The plain language of § 38-12-104 does not demonstrate a clear intent by the General Assembly to modify or abrogate the common law. Rather, the statute sets forth special procedures that are applicable when there is a hazardous condition caused by an unsafe gas appliance. It requires that the tenant be notified by the service personnel, *248 that the landlord correct the problem within a specified time, and if the landlord does not so act, that the lease becomes null and void and the tenant is entitled to a refund of the security deposit. Thus, although this statute is applicable to the circumstances presented here, there is no indication that it was intended to replace, rather than supplement, any available common law remedies. Additionally, a review of the scope of § 38-12-104 does not compel a conclusion that the availability of this statutory remedy precludes a common law claim for constructive eviction. See Argus Real Estate, Inc. v. E-470 Pub. Highway Auth., supra, 109 P.3d at 610 (because court found no clear intent by the General Assembly to abrogate the common law doctrine of claim preclusion, it concluded that there was no exception to that doctrine in § 15-11-1106(2), C.R.S.2006).
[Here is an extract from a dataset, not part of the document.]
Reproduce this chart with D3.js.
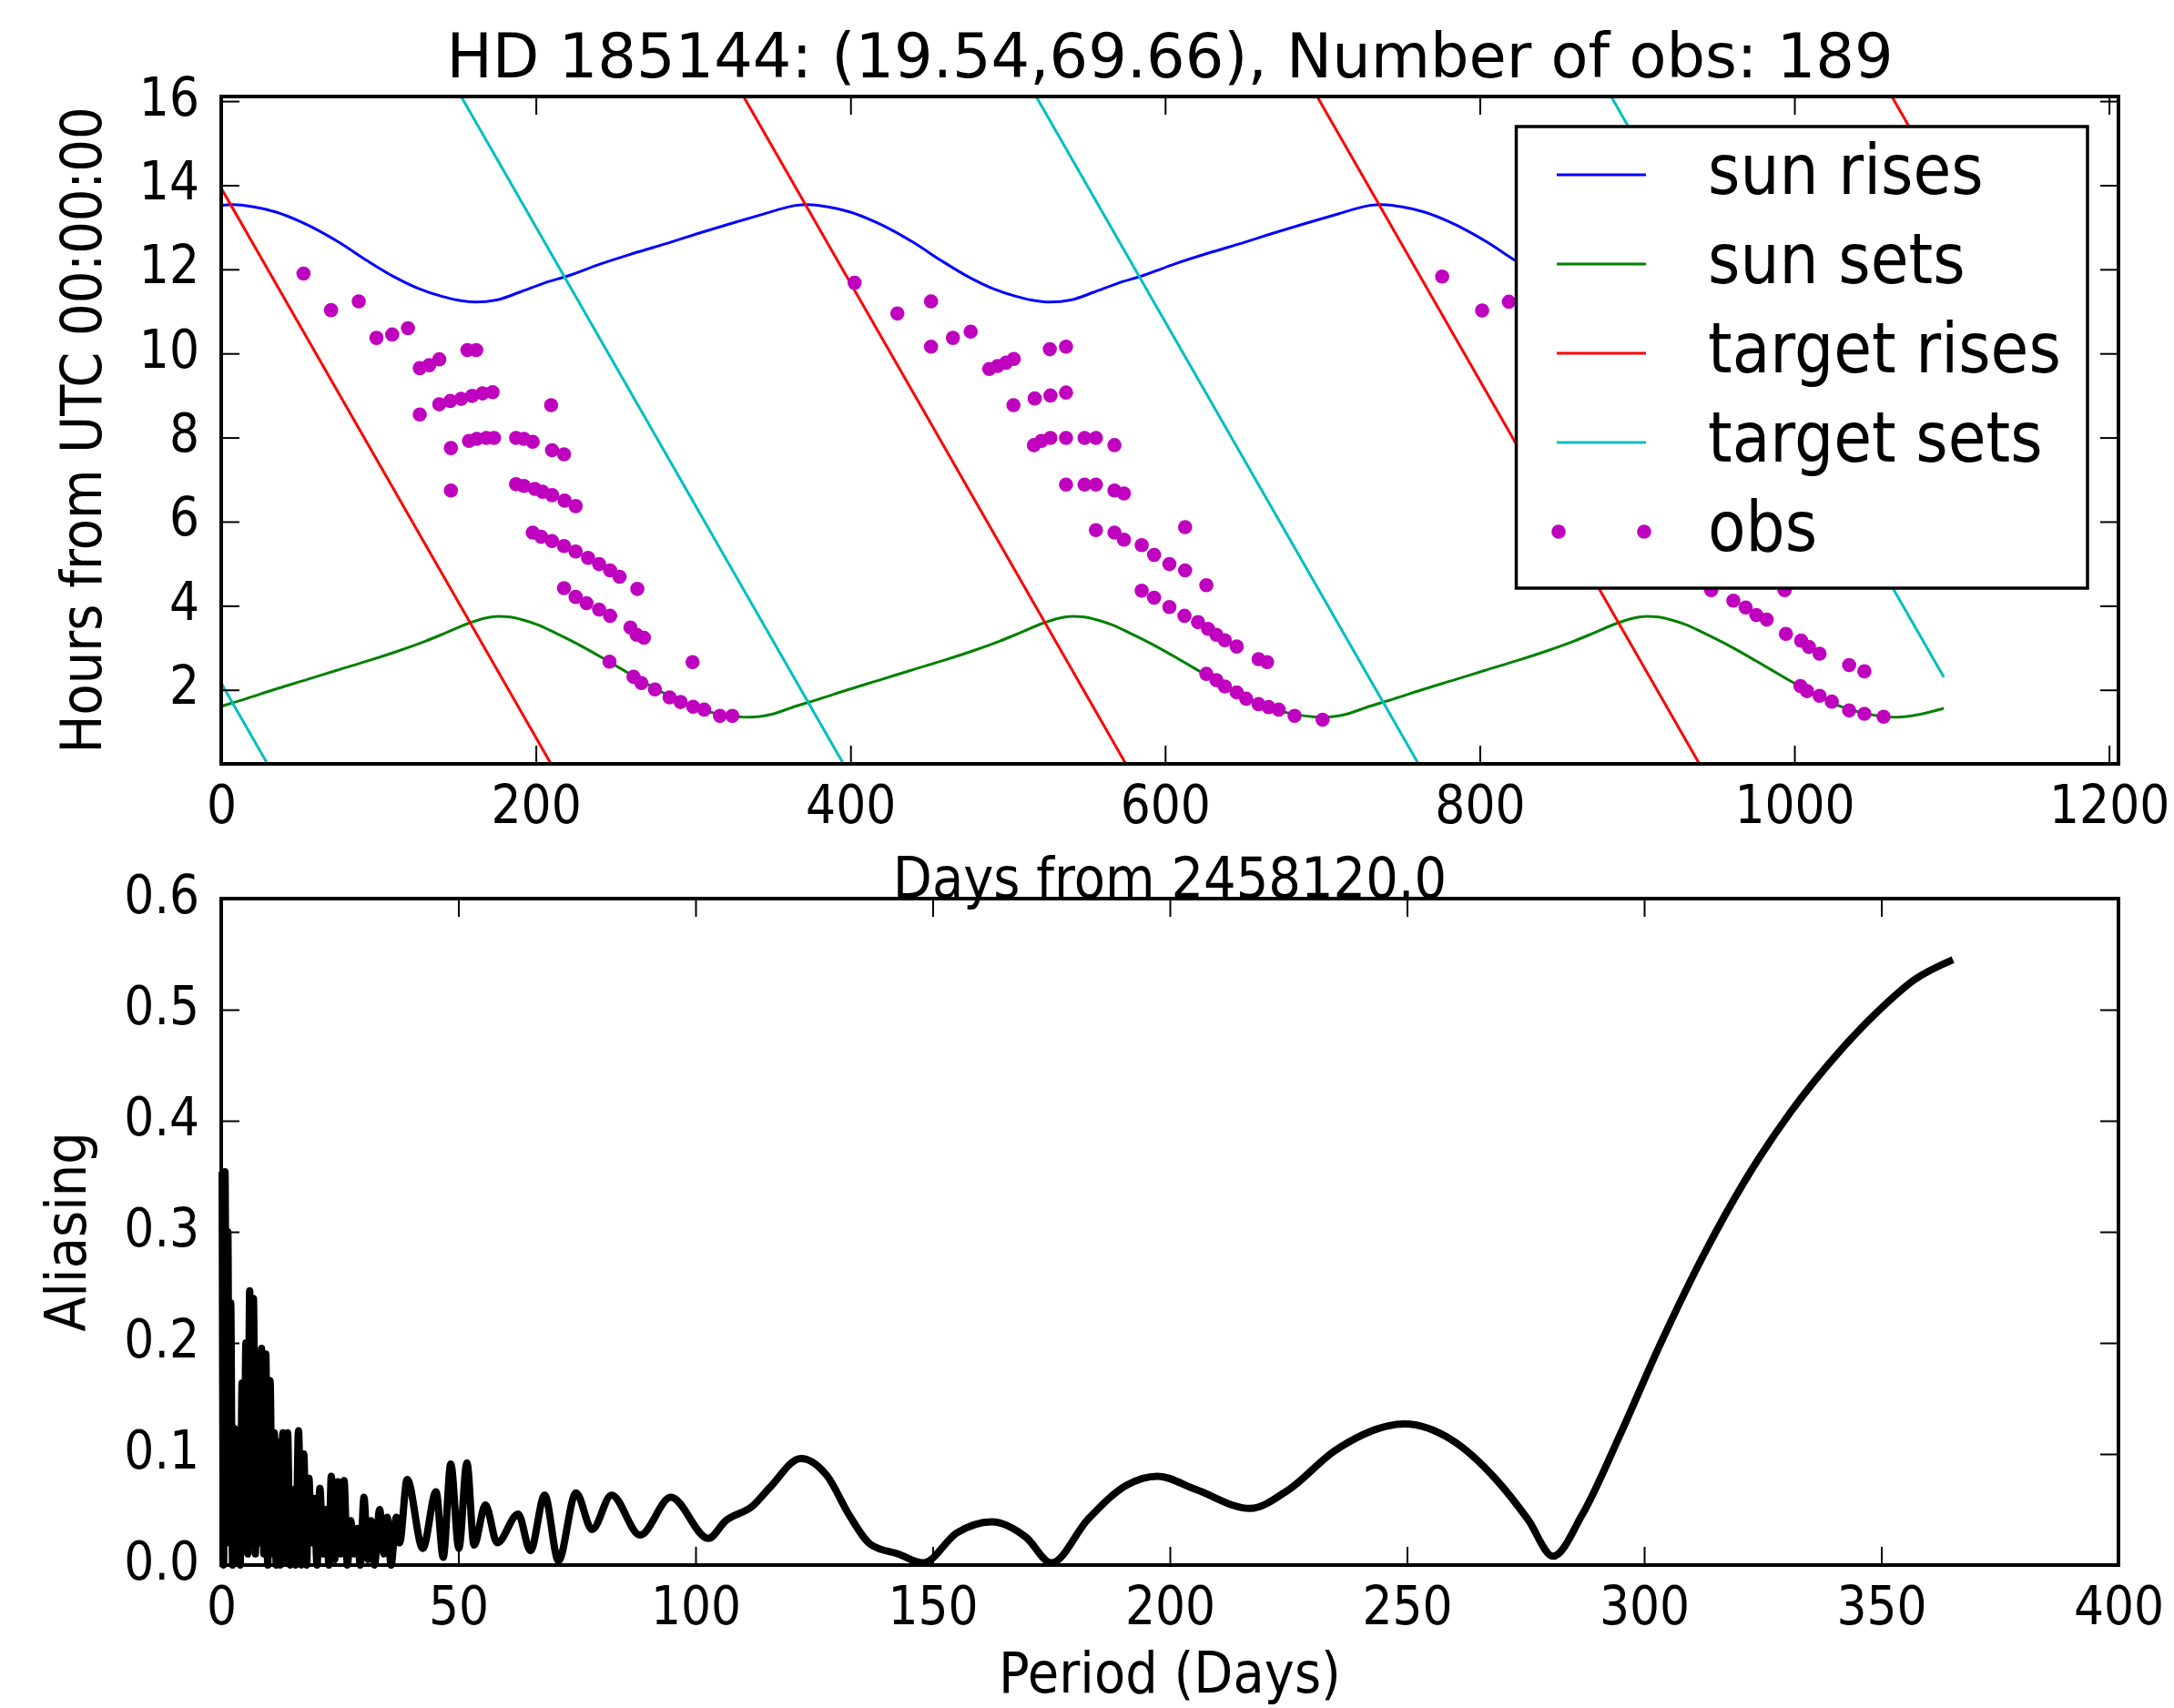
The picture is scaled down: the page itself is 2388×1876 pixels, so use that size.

Therefore, in summary, we conclude that the trial court properly found that § 38-12-104 did not abrogate Tenants' constructive eviction claim.

II.

Tenants request that they be awarded, pursuant to C.A.R. 38(d) and § 13-17-102, C.R.S.2006, the costs and attorney fees they have incurred in defending against this appeal. However, because we conclude that the basis for Landlord's appeal is not so futile, irrational, or unjustified as to warrant a clear finding that his appeal is frivolous, Tenants' request is denied. See Wood Bros. Homes, Inc. v. Howard, 862 P.2d 925 (Colo. 1993); Mission Denver Co. v. Pierson, 674 P.2d 363 (Colo.1984).

The judgment is affirmed.

Judge DAILEY and Judge RUSSEL concur.